John and I had been drawn to the idea of living overseas for some time. We knew there was a different mindset in Europe. People seemed to rush less and enjoy their lives more. They did less shopping at big box stores and supported their local markets. We were drawn to becoming strangers in these places, not just for a few weeks of summer travel but to see what we might discover about ourselves. We wanted our own assumptions and expectations challenged.
John had taught high school for twelve years and felt ready for a break even though he still loved the Hebrew Scriptures, his primary subject matter. An upcoming significant change in the curriculum at the school where he taught prompted us to consider a new stage in our lives.
I believe in taking physical pilgrimages to faraway places. I know the value of stepping into foreign cultures and illuminating all the expectations I hold about how life should work. I will share many of these discoveries in the chapters ahead.
I also believe that pilgrimage is very much an inner journey and experience. Many can travel long distances and take a lot of pictures. They see things through the lens of a tourist and not through the eyes of a pilgrim.
Some may not travel long distances on the outside. The inside, however, is another matter. These pilgrims travel long, arduous, and soul-altering distances. When they do, they are transformed in rewarding and profound ways.
When we take inward and outward journeys, we can be pilgrims as long as we stay open to new experiences. We must always be mindful that pilgrimage is an outer journey that serves our inner transformation.
I love the impulse to experience the horizon-broadening adventure of travel and the invitation of pilgrimage to go to unexplored places. The purpose of these voyages, however, is always to return home carrying the new insight back to everyday life.
SIT IN YOUR CELL
There is a story from Abba Moses, one of the Desert Fathers, who when asked by a new monk for a word replied: Sit in your cell and your cell will teach you everything.
Desert wisdom reminds me that my monk’s cell, which is really a metaphor for the inner cell of my heart, is the place I am called to sit and be present in the moment. When I do, I discover the mystery of myself and of God. This is the place of the holiest of pilgrimages.

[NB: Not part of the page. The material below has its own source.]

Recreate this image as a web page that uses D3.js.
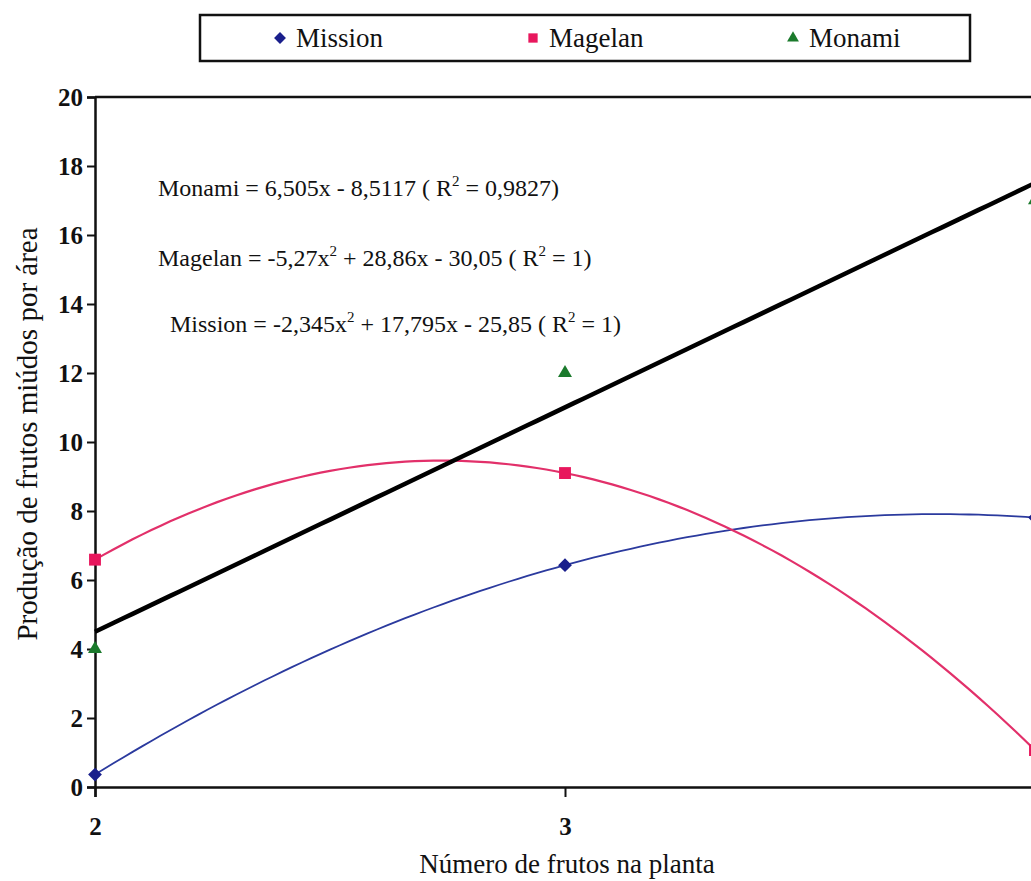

Pilgrimage is an archetypal experience, meaning that the metaphor of journey for the spiritual life is found across time and traditions. Is there a greater adventure than plunging into our own depths and uncovering what the mystics have told us for centuries: the heart of God beating within our own? Pilgrimage calls us to be attentive to the divine at work in our lives through deep listening, patience, opening ourselves to the gifts that arise in the midst of discomfort, and going out to our own inner wild edges to explore new frontiers.

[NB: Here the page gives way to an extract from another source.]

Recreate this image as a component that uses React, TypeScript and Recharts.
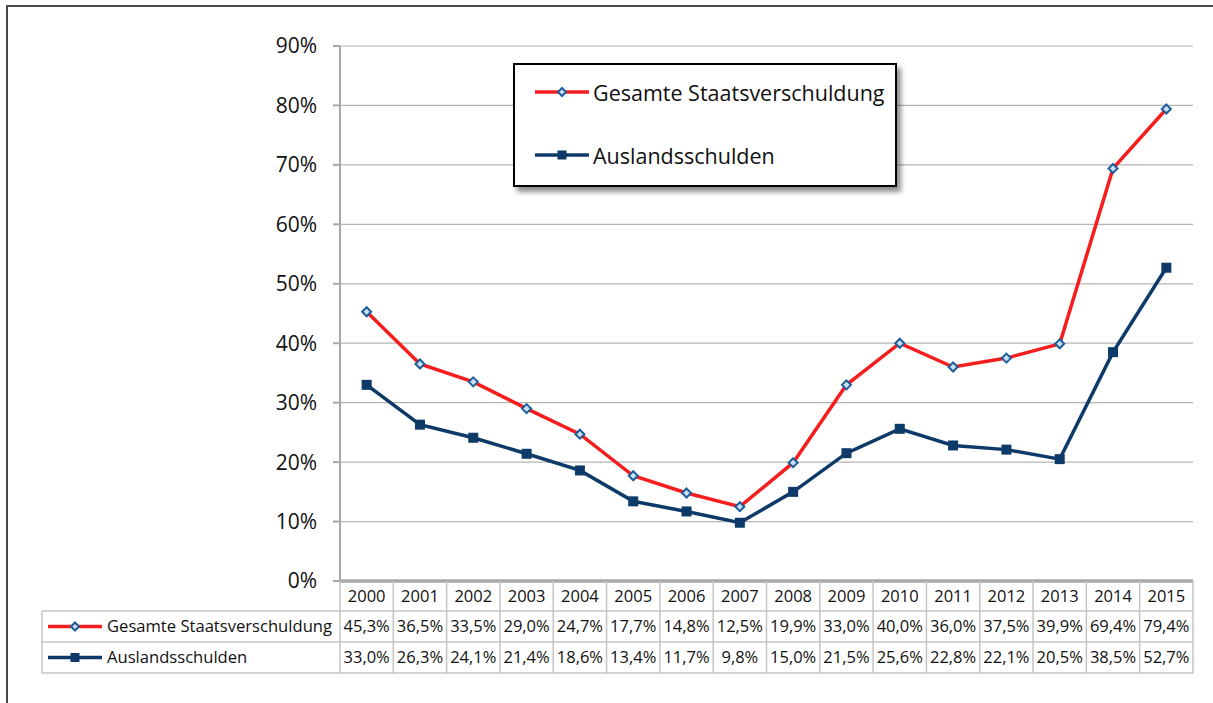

This is a perilous journey because I encounter my own shadowy places. Their resistance draws strength out of the small and hurting pockets of my soul. The only way I can sustain this inner gaze is to kneel down at the altar and surrender to the arms of the Holy One. When I do, my dark places are transformed into wisdom and grace. Each moment I am called to awaken to this journey within. No passport is necessary.
This book invites you on an inner pilgrimage. Creative expression and contemplation will be our practices to help us navigate. Our focus will be on the expressive arts where we engage the process over the product and our creativity helps to illumine our inner landscape.
Pause just a moment and reconnect with the longing that brought you here to this time and experience. How might you honor that longing in the season ahead?
OVERVIEW OF THE BOOK
This book is structured around eight central spiritual practices which are key to experiencing pilgrimage in our daily lives. In chapter 1 we explore the call that sets us out on our journey. Sometimes this is a welcome summons, and sometimes life forces us onto a journey we would rather not take. Chapter 2 invites us to consider what we need to bring with us for the journey. Pilgrimage invites us to a radical simplicity, to not be weighed down by too many things, attitudes, and beliefs that stand in the way of going somewhere new.
In chapter 3 we consider the thresholds that pilgrimage is inviting us to cross. Journeys call us across borders. Thresholds are liminal places where we release the old and the new has not yet come into fullness. The ancient Celts called these thin places
where heaven and earth came close. Chapter 4 introduces the idea of making the way by walking, which means to let go of our maps, plans, and guidebooks. We are to enter into a radical trusting of the Spirit. Pilgrimage calls us to yield our own agendas and follow where we are being led.
As I mentioned at the beginning, the root of the word for pilgrim means stranger.
Along with becoming the stranger, pilgrimage invites us to embrace being uncomfortable. Going beyond the edges of our sense of security stretches us in new ways, breaking us open. When this happens, something unexpected will walk through that open door. This is the theme for chapter 5.
Chapter 6 reminds us that the pilgrim is always starting. The idea is rooted in monastic tradition. It holds us to the concept that we are human and will stumble along the way. Beginning again demands humility and an openness to conversion. We acknowledge that for all of our lives we are beginners at the spiritual path.